# Data excerpt
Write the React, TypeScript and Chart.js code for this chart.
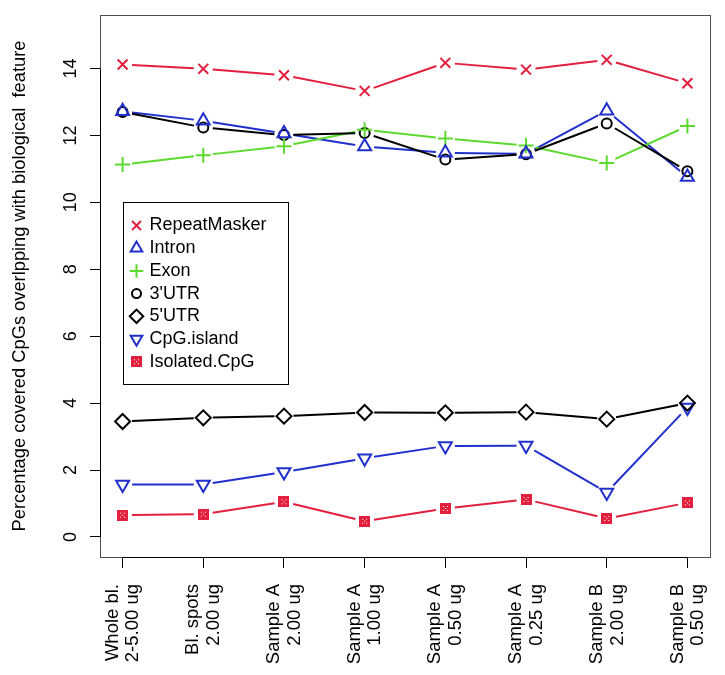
import React, { useEffect, useRef } from 'react';
import { Chart, registerables } from 'chart.js';
import { drawPoint } from 'chart.js/helpers';

Chart.register(...registerables);

const FONT = '"Liberation Sans", Arial, Helvetica, sans-serif';

const categories: string[][] = [
  ['Whole bl.', '2-5.00 ug'],
  ['Bl. spots', '2.00 ug'],
  ['Sample A', '2.00 ug'],
  ['Sample A', '1.00 ug'],
  ['Sample A', '0.50 ug'],
  ['Sample A', '0.25 ug'],
  ['Sample B', '2.00 ug'],
  ['Sample B', '0.50 ug'],
];

const repeatMasker = [14.12, 13.99, 13.8, 13.33, 14.17, 13.97, 14.26, 13.56];
const intron = [12.72, 12.44, 12.06, 11.67, 11.48, 11.45, 12.74, 10.76];
const exon = [11.13, 11.41, 11.68, 12.17, 11.91, 11.7, 11.18, 12.28];
const utr3 = [12.7, 12.24, 12.01, 12.07, 11.28, 11.44, 12.36, 10.93];
const utr5 = [3.45, 3.56, 3.61, 3.72, 3.71, 3.73, 3.52, 4.0];
const cpgIsland = [1.57, 1.57, 1.94, 2.35, 2.72, 2.73, 1.33, 3.87];
const isolatedCpG = [0.65, 0.68, 1.05, 0.47, 0.85, 1.12, 0.55, 1.02];

const seriesNames = ['RepeatMasker', 'Intron', 'Exon', "3'UTR", "5'UTR", 'CpG.island', 'Isolated.CpG'];
const yTicks = [0, 2, 4, 6, 8, 10, 12, 14];
const yTitle = 'Percentage covered CpGs overlpping with biological  feature';

const RED = '#E2203E';
const BLUE = '#2130CC';
const GREEN = '#5CD92E';
const BLACK = '#000000';
const GAP = 9.5;

function makeSquareMarker(): HTMLCanvasElement {
  const c = document.createElement('canvas');
  c.width = 11;
  c.height = 11;
  const g = c.getContext('2d')!;
  g.fillStyle = RED;
  g.fillRect(0, 0, 11, 11);
  g.fillStyle = '#ffffff';
  const dots = [[3, 3], [7, 3], [5, 5], [3, 7], [7, 7]];
  dots.forEach(([dx, dy]) => g.fillRect(dx, dy, 1, 1));
  return c;
}

const zeroPad = (s: any) => {
  s.paddingLeft = 0;
  s.paddingRight = 0;
  s.paddingTop = 0;
  s.paddingBottom = 0;
};

const gapLines = {
  id: 'gapLines',
  beforeDatasetsDraw(chart: any) {
    const ctx = chart.ctx;
    chart.data.datasets.forEach((ds: any, i: number) => {
      const pts = chart.getDatasetMeta(i).data;
      ctx.save();
      ctx.strokeStyle = ds.lineColor;
      ctx.lineWidth = 2;
      for (let j = 0; j < pts.length - 1; j++) {
        const a = pts[j];
        const b = pts[j + 1];
        const dx = b.x - a.x;
        const dy = b.y - a.y;
        const L = Math.hypot(dx, dy);
        if (L <= 2 * GAP) continue;
        const ux = dx / L;
        const uy = dy / L;
        ctx.beginPath();
        ctx.moveTo(a.x + ux * GAP, a.y + uy * GAP);
        ctx.lineTo(b.x - ux * GAP, b.y - uy * GAP);
        ctx.stroke();
      }
      ctx.restore();
    });
  },
};

const frame = {
  id: 'frame',
  beforeDatasetsDraw(chart: any) {
    const { ctx, chartArea: ca, scales } = chart;
    ctx.save();
    ctx.lineWidth = 1;
    ctx.strokeStyle = '#4a4f4f';
    ctx.strokeRect(Math.round(ca.left) + 0.5, Math.round(ca.top) + 0.5, Math.round(ca.right - ca.left), Math.round(ca.bottom - ca.top));
    ctx.strokeStyle = '#000';
    const y0 = scales.y.getPixelForValue(yTicks[0]);
    const y1 = scales.y.getPixelForValue(yTicks[yTicks.length - 1]);
    const xl = Math.round(ca.left) + 0.5;
    ctx.beginPath();
    ctx.moveTo(xl, y0);
    ctx.lineTo(xl, y1);
    ctx.stroke();
    const x0 = scales.x.getPixelForValue(1);
    const x1 = scales.x.getPixelForValue(categories.length);
    const yb = Math.round(ca.bottom) + 0.5;
    ctx.beginPath();
    ctx.moveTo(x0, yb);
    ctx.lineTo(x1, yb);
    ctx.stroke();
    ctx.restore();
  },
};

const boxLegend = {
  id: 'boxLegend',
  afterDraw(chart: any) {
    const { ctx, scales } = chart;
    const left = Math.round(scales.x.getPixelForValue(1)) + 0.5;
    const top = Math.round(scales.y.getPixelForValue(10)) + 0.5;
    const w = 165;
    const h = 182;
    ctx.save();
    ctx.fillStyle = '#fff';
    ctx.fillRect(left, top, w, h);
    ctx.strokeStyle = '#000';
    ctx.lineWidth = 1;
    ctx.strokeRect(left, top, w, h);
    ctx.font = `18px ${FONT}`;
    ctx.textBaseline = 'middle';
    ctx.textAlign = 'left';
    chart.data.datasets.forEach((ds: any, i: number) => {
      const cy = top + 23 + i * 22.7;
      ctx.save();
      ctx.strokeStyle = ds.pointBorderColor;
      ctx.fillStyle = 'rgba(0,0,0,0)';
      ctx.lineWidth = 2;
      drawPoint(ctx, { pointStyle: ds.pointStyle, radius: ds.pointRadius * 0.9, rotation: ds.pointRotation || 0, borderWidth: 2 } as any, left + 13, cy);
      ctx.restore();
      ctx.fillStyle = '#000';
      ctx.fillText(ds.label, left + 26, cy);
    });
    ctx.restore();
  },
};

export default function App() {
  const ref = useRef<HTMLCanvasElement | null>(null);

  useEffect(() => {
    if (!ref.current) return;
    const square = makeSquareMarker();
    const mk = (vals: number[]) => vals.map((v, i) => ({ x: i + 1, y: v }));
    const defs = [
      { data: repeatMasker, color: RED, style: 'crossRot', r: 7, rot: 0 },
      { data: intron, color: BLUE, style: 'triangle', r: 7.5, rot: 0 },
      { data: exon, color: GREEN, style: 'cross', r: 7.5, rot: 0 },
      { data: utr3, color: BLACK, style: 'circle', r: 5, rot: 0 },
      { data: utr5, color: BLACK, style: 'rectRot', r: 7.5, rot: 0 },
      { data: cpgIsland, color: BLUE, style: 'triangle', r: 7.5, rot: 180 },
      { data: isolatedCpG, color: RED, style: square as any, r: 6, rot: 0 },
    ];
    const datasets = defs.map((d, i) => ({
      label: seriesNames[i],
      data: mk(d.data),
      showLine: false,
      lineColor: d.color,
      borderColor: d.color,
      pointBorderColor: d.color,
      pointBackgroundColor: 'rgba(0,0,0,0)',
      pointStyle: d.style,
      pointRadius: d.r,
      pointRotation: d.rot,
      pointBorderWidth: 2,
    }));

    const chart = new Chart(ref.current, {
      type: 'line',
      data: { datasets } as any,
      options: {
        responsive: false,
        animation: false,
        layout: { padding: { top: 15, right: 15, left: 0, bottom: 0 } },
        plugins: { legend: { display: false }, tooltip: { enabled: false } },
        scales: {
          x: {
            type: 'linear',
            min: 0.72,
            max: 8.28,
            afterBuildTicks: (s: any) => {
              s.ticks = categories.map((_, i) => ({ value: i + 1 }));
            },
            afterFit: (s: any) => {
              s.height = 118;
              zeroPad(s);
            },
            ticks: {
              autoSkip: false,
              minRotation: 90,
              maxRotation: 90,
              padding: 16,
              labelOffset: -10,
              color: '#000',
              font: { family: FONT, size: 18.5, lineHeight: 1.12 },
              callback: (_v: any, i: number) => categories[i],
            },
            grid: { display: true, drawOnChartArea: false, drawTicks: true, tickLength: 11, color: '#000', lineWidth: 1 },
            border: { display: false },
          },
          y: {
            type: 'linear',
            min: -0.6,
            max: 15.6,
            afterBuildTicks: (s: any) => {
              s.ticks = yTicks.map((v) => ({ value: v }));
            },
            afterFit: (s: any) => {
              s.width = 100;
              zeroPad(s);
            },
            ticks: {
              minRotation: 90,
              maxRotation: 90,
              crossAlign: 'center',
              padding: 9,
              color: '#000',
              font: { family: FONT, size: 18 },
              callback: (v: any) => String(v),
            },
            grid: { display: true, drawOnChartArea: false, drawTicks: true, tickLength: 10, color: '#000', lineWidth: 1 },
            border: { display: false },
            title: {
              display: true,
              text: yTitle,
              color: '#000',
              font: { family: FONT, size: 18.3 },
              padding: { top: 9, bottom: 0 },
            },
          },
        },
      } as any,
      plugins: [frame, gapLines, boxLegend],
    });
    return () => chart.destroy();
  }, []);

  return (
    <div style={{ position: 'absolute', left: 0, top: 0, width: 725, height: 675, background: '#fff' }}>
      <canvas ref={ref} width={725} height={675} />
    </div>
  );
}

# Problem statement
Everything from the first line of the listing above through the line that contains "Arial, Helvetica, sans-serif';" is to be restated word for word, minus the pictures.

# Solution to the exercise
Write the React, TypeScript and Chart.js code for this chart.
import React, { useEffect, useRef } from 'react';
import { Chart, registerables } from 'chart.js';
import { drawPoint } from 'chart.js/helpers';

Chart.register(...registerables);

const FONT = '"Liberation Sans", Arial, Helvetica, sans-serif';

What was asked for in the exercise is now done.